Norway to keep $8.2bn Russian assets despite sanctions – for now
Norway’s massive sovereign wealth fund yesterday announced that it was likely to hang on to its $8.2bn (£4.93bn) worth of Russian assets despite Western sanctions on Moscow.
However, the $885bn fund – one of te world’s biggest investors said it did not plan further purchases because of political risk.
The fund has $8.2 billion invested in Russian bonds and stocks, and kept that holding broadly unchanged in recent months, chief executive, Yngve Slyngstad told a news conference.
During that time, western countries imposed sanctions on Russia, accusing it of backing separatist rebels in eastern Ukraine.
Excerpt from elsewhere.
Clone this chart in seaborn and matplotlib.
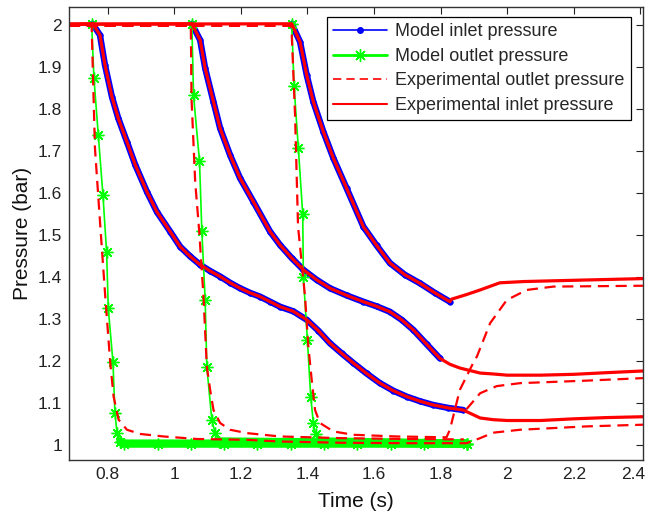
import numpy as np
import matplotlib
matplotlib.use("Agg")
import matplotlib.pyplot as plt
import matplotlib.transforms as mtransforms
import seaborn as sns
from matplotlib.lines import Line2D

# ---- data (time in s, pressure in bar) ----
# model inlet pressure, three runs
t_min_a = [0.755, 0.777, 0.792, 0.813, 0.832, 0.858, 0.883, 0.918, 0.948, 0.988, 1.018, 1.048,
           1.078, 1.108, 1.138, 1.168, 1.198, 1.228, 1.258, 1.288, 1.318, 1.358, 1.398, 1.433,
           1.468, 1.503, 1.538, 1.578, 1.618, 1.658, 1.698, 1.738, 1.778, 1.823, 1.868]
p_min_a = [2.003, 1.976, 1.905, 1.829, 1.778, 1.722, 1.667, 1.603, 1.555, 1.508, 1.472, 1.449,
           1.429, 1.414, 1.401, 1.386, 1.373, 1.362, 1.353, 1.341, 1.329, 1.318, 1.298, 1.272,
           1.242, 1.218, 1.195, 1.170, 1.147, 1.129, 1.115, 1.104, 1.095, 1.088, 1.083]
t_min_b = [1.053, 1.078, 1.093, 1.118, 1.138, 1.168, 1.198, 1.238, 1.288, 1.318, 1.353, 1.388,
           1.428, 1.468, 1.518, 1.568, 1.608, 1.648, 1.683, 1.718, 1.758, 1.798]
p_min_b = [2.003, 1.964, 1.897, 1.817, 1.754, 1.690, 1.635, 1.579, 1.508, 1.476, 1.445, 1.417,
           1.393, 1.373, 1.356, 1.341, 1.330, 1.317, 1.298, 1.274, 1.240, 1.206]
t_min_c = [1.353, 1.378, 1.398, 1.418, 1.448, 1.478, 1.518, 1.568, 1.608, 1.648, 1.693, 1.738,
           1.783, 1.828]
p_min_c = [2.003, 1.960, 1.881, 1.817, 1.746, 1.683, 1.611, 1.520, 1.475, 1.433, 1.405, 1.385,
           1.362, 1.341]

# model outlet pressure
t_mout_a = [0.752, 0.759, 0.772, 0.786, 0.797, 0.802, 0.816, 0.822, 0.828, 0.838, 0.850, 0.95,
            1.05, 1.15, 1.25, 1.35, 1.45, 1.55, 1.65, 1.75, 1.879]
p_mout_a = [2.003, 1.873, 1.738, 1.595, 1.459, 1.325, 1.198, 1.077, 1.029, 1.008, 1.003, 1.003,
            1.003, 1.003, 1.003, 1.003, 1.003, 1.003, 1.003, 1.003, 1.003]
t_mout_b = [1.053, 1.058, 1.076, 1.083, 1.093, 1.098, 1.113, 1.123, 1.135, 1.879]
p_mout_b = [2.003, 1.833, 1.676, 1.510, 1.345, 1.186, 1.060, 1.028, 1.008, 1.003]
t_mout_c = [1.353, 1.360, 1.373, 1.386, 1.388, 1.400, 1.410, 1.418, 1.425, 1.438, 1.879]
p_mout_c = [2.003, 1.855, 1.706, 1.550, 1.401, 1.250, 1.115, 1.052, 1.025, 1.008, 1.003]

# experimental outlet pressure (dashed)
t_eout_a = [0.684, 0.752, 0.762, 0.779, 0.793, 0.808, 0.818, 0.833, 0.858, 0.898, 0.968, 1.068,
            1.218, 1.318, 1.5, 1.7, 1.878, 1.919, 1.958, 2.039, 2.239, 2.408]
p_eout_a = [1.998, 1.998, 1.707, 1.510, 1.353, 1.195, 1.115, 1.060, 1.036, 1.026, 1.020, 1.014,
            1.012, 1.008, 1.005, 1.004, 1.004, 1.016, 1.029, 1.036, 1.044, 1.048]
t_eout_b = [0.684, 1.050, 1.052, 1.063, 1.075, 1.088, 1.098, 1.108, 1.118, 1.138, 1.168, 1.218,
            1.318, 1.5, 1.7, 1.87]
p_eout_b = [1.998, 1.998, 1.825, 1.627, 1.510, 1.353, 1.186, 1.131, 1.083, 1.052, 1.036, 1.028,
            1.020, 1.016, 1.014, 1.013]
t_eout_c = [0.684, 1.352, 1.363, 1.372, 1.393, 1.403, 1.413, 1.423, 1.438, 1.478, 1.538, 1.668,
            1.818, 1.828, 1.858, 1.898, 1.909, 1.949, 1.999, 2.059, 2.139, 2.408]
p_eout_c = [1.998, 1.998, 1.786, 1.520, 1.353, 1.234, 1.155, 1.083, 1.052, 1.032, 1.024, 1.020,
            1.018, 1.036, 1.131, 1.195, 1.210, 1.290, 1.345, 1.369, 1.377, 1.379]
t_eout_d = [1.878, 1.919, 1.969, 2.039, 2.239, 2.408]
p_eout_d = [1.085, 1.123, 1.140, 1.147, 1.153, 1.159]

# experimental inlet pressure (solid) = flat start + model descent + tail
t_ein_a = [0.684] + t_min_a + [1.919, 1.958, 2.0, 2.1, 2.2, 2.3, 2.408]
p_ein_a = [2.002] + p_min_a + [1.064, 1.060, 1.058, 1.058, 1.062, 1.065, 1.067]
t_ein_b = [0.684] + t_min_b + [1.828, 1.858, 1.919, 1.956, 2.0, 2.1, 2.2, 2.3, 2.408]
p_ein_b = [2.002] + p_min_b + [1.192, 1.183, 1.171, 1.169, 1.166, 1.166, 1.168, 1.172, 1.176]
t_ein_c = [0.684] + t_min_c + [1.833, 1.878, 1.919, 1.978, 2.05, 2.2, 2.408]
p_ein_c = [2.002] + p_min_c + [1.347, 1.358, 1.369, 1.386, 1.389, 1.392, 1.396]

x_ticks = [0.8, 1.0, 1.2, 1.4, 1.6, 1.8, 2.0, 2.2, 2.4]
x_tick_labels = ["0.8", "1", "1.2", "1.4", "1.6", "1.8", "2", "2.2", "2.4"]
y_ticks = [1.0, 1.1, 1.2, 1.3, 1.4, 1.5, 1.6, 1.7, 1.8, 1.9, 2.0]
y_tick_labels = ["1", "1.1", "1.2", "1.3", "1.4", "1.5", "1.6", "1.7", "1.8", "1.9", "2"]
legend_labels = ["Model inlet pressure", "Model outlet pressure",
                 "Experimental outlet pressure", "Experimental inlet pressure"]

# ---- style ----
sns.set_style("white")
plt.rcParams['font.family'] = ['Liberation Sans', 'DejaVu Sans']

BLUE, GREEN, RED = '#0000ff', '#00ff00', '#ff0000'
STAR = (8, 2, 0)
DASH = (0, (5, 3))

fig = plt.figure(figsize=(6.49, 5.17), dpi=100)
ax = fig.add_axes([0.1063, 0.1103, 0.8844, 0.8762])

common = dict(ax=ax, sort=False, estimator=None, legend=False)

# model inlet (dense dots -> thick band)
for t, p in [(t_min_a, p_min_a), (t_min_b, p_min_b), (t_min_c, p_min_c)]:
    sns.lineplot(x=t, y=p, color=BLUE, lw=4.6, marker='.', markersize=8,
                 mec=BLUE, mfc=BLUE, mew=0.5, **common)

# model outlet
for t, p in [(t_mout_a, p_mout_a), (t_mout_b, p_mout_b), (t_mout_c, p_mout_c)]:
    t = np.array(t)
    p = np.array(p)
    sns.lineplot(x=t, y=p, color=GREEN, lw=1.2, marker=STAR, markersize=8.5,
                 mec=GREEN, mew=1.0, **common)
    flat = p < 1.01
    sns.lineplot(x=t[flat], y=p[flat], color=GREEN, lw=6, **common)

# experimental outlet
for t, p in [(t_eout_a, p_eout_a), (t_eout_b, p_eout_b), (t_eout_c, p_eout_c), (t_eout_d, p_eout_d)]:
    sns.lineplot(x=t, y=p, color=RED, lw=1.6, linestyle=DASH, **common)

# experimental inlet
for t, p in [(t_ein_a, p_ein_a), (t_ein_b, p_ein_b), (t_ein_c, p_ein_c)]:
    sns.lineplot(x=t, y=p, color=RED, lw=2.3, **common)

ax.set_xlim(0.684, 2.408)
ax.set_ylim(0.964, 2.043)
ax.set_xticks(x_ticks)
ax.set_xticklabels(x_tick_labels)
ax.set_yticks(y_ticks)
ax.set_yticklabels(y_tick_labels)
ax.tick_params(direction='in', length=5, width=0.8, top=True, right=True,
               labelsize=12.5, colors='#222222', pad=5)
for s in ax.spines.values():
    s.set_color('#333333')
    s.set_linewidth(1.0)

# last x label sits on the figure edge; nudge it in so it stays whole
last = ax.get_xticklabels()[-1]
last.set_transform(last.get_transform() + mtransforms.ScaledTranslation(-7 / 100, 0, fig.dpi_scale_trans))

ax.set_xlabel("Time (s)", fontsize=15, labelpad=7, color='#111111')
ax.set_ylabel("Pressure (bar)", fontsize=15, labelpad=4, color='#111111')

handles = [
    Line2D([], [], color=BLUE, lw=1.2, marker='.', markersize=8),
    Line2D([], [], color=GREEN, lw=2.0, marker=STAR, markersize=9, mew=1.0),
    Line2D([], [], color=RED, lw=1.2, linestyle=DASH),
    Line2D([], [], color=RED, lw=1.5),
]
leg = ax.legend(handles, legend_labels, loc='upper right', bbox_to_anchor=(0.979, 0.978),
                borderaxespad=0, fontsize=13, handlelength=3.0, labelspacing=0.42,
                handletextpad=0.45, borderpad=0.35, fancybox=False, framealpha=1)
leg.get_frame().set_edgecolor('black')
leg.get_frame().set_linewidth(0.9)

fig.savefig("out.png", dpi=100)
Moscow, denying the charge, hit back by stopping imports of many food products.
When asked if the fund had responded to the sanctions by reducing stakes in Russian companies such as energy firms Lukoil, Rosneft and Novatek, or Russia’s top banks, Slyngstad said: “It’s not had any effect in the form of sales in those companies.”
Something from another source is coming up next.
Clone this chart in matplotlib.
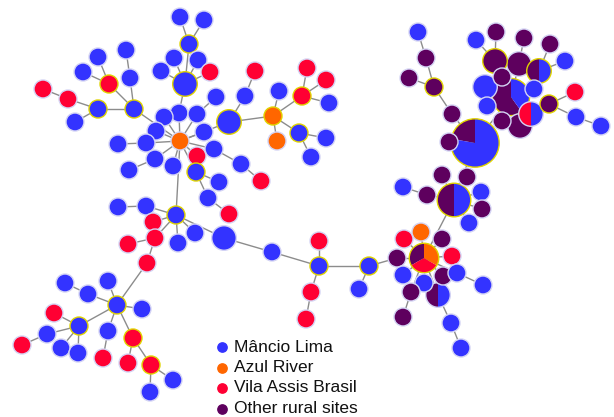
import numpy as np
import matplotlib
matplotlib.use("Agg")
import matplotlib.pyplot as plt
from matplotlib.patches import Circle, Wedge

# groups
groups = ["Mâncio Lima", "Azul River", "Vila Assis Brasil", "Other rural sites"]
group_colors = ["#3333ff", "#ff6600", "#ff0033", "#5e005e"]

# haplotype layout (pixel coords of the network drawing) and counts per group [B, O, R, P]
node_x = [180, 204, 189, 174, 198, 210, 161, 185, 126, 130, 98, 83, 109, 43, 68, 98, 75, 134,
          179, 164, 197, 216, 156, 204, 180, 146, 118, 155, 129, 173, 197, 214, 241, 261,
          196, 219, 208, 229, 229, 245, 255, 273, 279, 277, 302, 307, 326, 329, 299, 326, 311,
          176, 118, 146, 153, 155, 128, 178, 195, 224, 147, 272, 319, 319, 311, 306, 369, 359,
          117, 65, 88, 108, 142, 79, 54, 47, 22, 61, 78, 108, 103, 133, 128, 151, 173, 150,
          424, 397, 421, 404, 442, 452, 403, 424, 443, 457, 483, 411, 403, 438, 451, 461,
          454, 442, 467, 427, 403, 481, 482, 469,
          475, 449, 452, 434, 409, 426, 418, 511, 502, 485, 487, 502, 520, 534, 531, 519,
          495, 476, 496, 524, 539, 550, 565, 549, 575, 576, 601]
node_y = [17, 20, 44, 58, 60, 72, 71, 84, 50, 78, 57, 72, 84, 89, 99, 109, 122, 109,
          113, 117, 114, 97, 131, 132, 141, 143, 144, 159, 170, 166, 156, 149, 164, 181,
          172, 182, 198, 214, 122, 96, 71, 116, 91, 141, 96, 68, 80, 103, 133, 138, 157,
          215, 207, 206, 222, 238, 244, 243, 233, 238, 263, 252, 266, 241, 292, 319, 266, 289,
          305, 283, 294, 281, 309, 326, 313, 334, 345, 348, 353, 331, 358, 338, 363, 365, 380, 392,
          258, 258, 232, 239, 239, 256, 275, 283, 276, 273, 285, 292, 317, 295, 323, 348,
          200, 175, 177, 195, 187, 192, 209, 223,
          143, 142, 114, 87, 78, 58, 32, 97, 77, 87, 106, 121, 126, 89, 114, 64,
          61, 40, 32, 38, 71, 44, 61, 104, 92, 117, 126]

B, O, R, P = [1, 0, 0, 0], [0, 1, 0, 0], [0, 0, 1, 0], [0, 0, 0, 1]
node_counts = [B, B, B, B, B, R, B, [2, 0, 0, 0], B, B, B, B, R, R, R, B, B, B,
               B, B, B, B, B, B, O, B, B, B, B, B, R, B, B, R,
               B, B, B, R, [2, 0, 0, 0], B, R, O, B, O, R, R, R, B, B, B, B,
               B, B, B, R, R, R, B, B, [2, 0, 0, 0], R, B, B, R, R, R, B, B,
               B, B, B, B, B, B, R, B, R, B, B, B, R, R, R, R, B, B,
               [0, 1, 1, 1], P, O, R, P, R, B, B, P, B, B, P, P, [1, 0, 0, 1], B, B,
               [2, 0, 0, 2], P, P, P, B, B, P, B,
               [7, 0, 0, 2], P, P, P, P, P, B, [2, 0, 0, 3], P, [2, 0, 0, 0], B, P,
               [0, 0, 0, 2], B, [1, 0, 1, 0], [0, 0, 0, 2],
               [0, 0, 0, 2], B, P, P, [1, 0, 0, 1], P, B, P, R, B, B]

edges = [(0, 2), (1, 2), (2, 7), (3, 7), (4, 7), (5, 7), (6, 7), (7, 18), (18, 24),
         (8, 9), (9, 17), (10, 12), (11, 12), (12, 17), (13, 14), (14, 15), (16, 15), (15, 17), (17, 24),
         (19, 24), (20, 24), (21, 20), (22, 24), (23, 24), (25, 24), (26, 25), (27, 24), (28, 27),
         (29, 24), (30, 24), (31, 24), (32, 31), (33, 32), (34, 24), (35, 34), (36, 34), (37, 36),
         (38, 24), (39, 38), (40, 39), (38, 41), (42, 41), (43, 41), (44, 41), (45, 44), (46, 44),
         (47, 44), (48, 41), (49, 48), (50, 48), (24, 51),
         (52, 53), (53, 51), (54, 51), (55, 51), (56, 55), (57, 51), (58, 51), (59, 51), (60, 55), (60, 68),
         (59, 61), (61, 62), (63, 62), (64, 62), (65, 64), (62, 66), (67, 66), (66, 87), (87, 86),
         (69, 70), (70, 68), (71, 68), (72, 68), (73, 68), (74, 73), (75, 73), (76, 75), (77, 73),
         (78, 73), (79, 68), (80, 79), (81, 68), (82, 81), (83, 81), (84, 83), (85, 83),
         (88, 86), (89, 86), (90, 86), (91, 86), (92, 86), (93, 86), (94, 86), (95, 86), (96, 95),
         (97, 86), (98, 97), (99, 86), (100, 99), (101, 100),
         (86, 102), (103, 102), (104, 102), (105, 102), (106, 105), (107, 102), (108, 102), (109, 102),
         (102, 110), (111, 110), (112, 110), (113, 112), (114, 113), (115, 113), (116, 115),
         (110, 117), (118, 117), (119, 117), (120, 117), (121, 117), (122, 117), (123, 117), (124, 117),
         (125, 117), (126, 118), (127, 126), (128, 126), (129, 125), (130, 123), (131, 130), (132, 130),
         (133, 124), (134, 133), (135, 133), (136, 135)]

# nodes drawn with a yellow rim
hubs = [2, 7, 12, 15, 17, 38, 41, 44, 48, 34, 51, 68, 73, 81, 83, 62, 66,
        86, 102, 110, 113, 126, 130, 133, 117]

fig = plt.figure(figsize=(6.14, 4.17), dpi=100)
ax = fig.add_axes([0, 0, 1, 1])
ax.set_xlim(0, 614)
ax.set_ylim(417, 0)
ax.set_aspect("equal")
ax.axis("off")

for a, b in edges:
    ax.plot([node_x[a], node_x[b]], [node_y[a], node_y[b]], color="#8c8c8c", lw=1.0, zorder=1)

radius = [9 * sum(c) ** 0.45 for c in node_counts]
draw_order = sorted(range(len(node_x)), key=lambda i: -radius[i])
z = 2
for i in draw_order:
    x, y, r, c = node_x[i], node_y[i], radius[i], node_counts[i]
    rim = "#e0d400" if i in hubs else "#d4d4f4"
    if sum(1 for v in c if v > 0) == 1:
        g = [k for k in range(4) if c[k] > 0][0]
        ax.add_patch(Circle((x, y), r, fc=group_colors[g], ec=rim, lw=1.0, zorder=z))
    else:
        start = 90.0
        for g in [3, 2, 1, 0]:
            if c[g] == 0:
                continue
            span = 360.0 * c[g] / sum(c)
            ax.add_patch(Wedge((x, y), r, -(start + span), -start, fc=group_colors[g],
                               ec="none", zorder=z))
            start += span
        ax.add_patch(Circle((x, y), r, fc="none", ec=rim, lw=1.0, zorder=z))
    z += 1

# legend
for k, name in enumerate(groups):
    ly = 347 + k * 20.5
    ax.scatter([222], [ly], s=45, color=group_colors[k], zorder=z)
    ax.text(234, ly, name, fontsize=12.5, family="Liberation Sans", va="center", ha="left",
            color="#111111", zorder=z)

fig.savefig("out.png", dpi=100)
With one of the longest investment horizons among any investor in the market, the fund is often a big buyer during periods of market turbulence. But Slyngstad said this rule did not apply to volatility in Russia because it was due to geopolitical risk.
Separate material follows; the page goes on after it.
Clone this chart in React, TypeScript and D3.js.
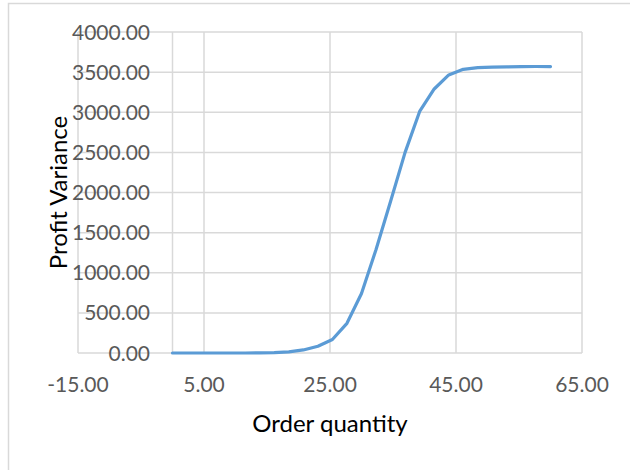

“In the past eight months in effect we have not been trading the market… The net activity, both on the equity side and fixed income side is very close to zero,” he added.
“As you can see from our holdings from the year-end, the first quarter and now as of today, there has been no changes in the holdings,” he later told Reuters.
“Therefore, I think it is quite easy from that pattern that it is the most likely strategy going forward as well,” he added.
The value of the fund’s total holding in Russia rose to 50.7bn Norwegian krona (£4.93bn) at the end of the second quarter from 47.3bn krona at the start of the year with the fixed-income portfolio rising to 28bn krona from 24.3bn.
The fund, which saves Norway’s surplus oil and gas revenues for future generations, increased its bond holding in western countries in the second quarter after selling heavily three months earlier.
“The biggest increases in holdings of government bonds were in Japanese, British and German government bonds, while the biggest decreases were in government bonds from Brazil, Canada and Sweden,” the fund said in its second-quarter report.
In the US, its single biggest investment market, it also increased its fixed-income portfolio, just as it did in Italy.
The fund, which manages $174,000 for each of Norway’s 5.1m people and is forecast to grow to $1.2 trillion by the end of the decade, returned 3.3 per cent in the second quarter, compared with 1.7 percent in the first quarter.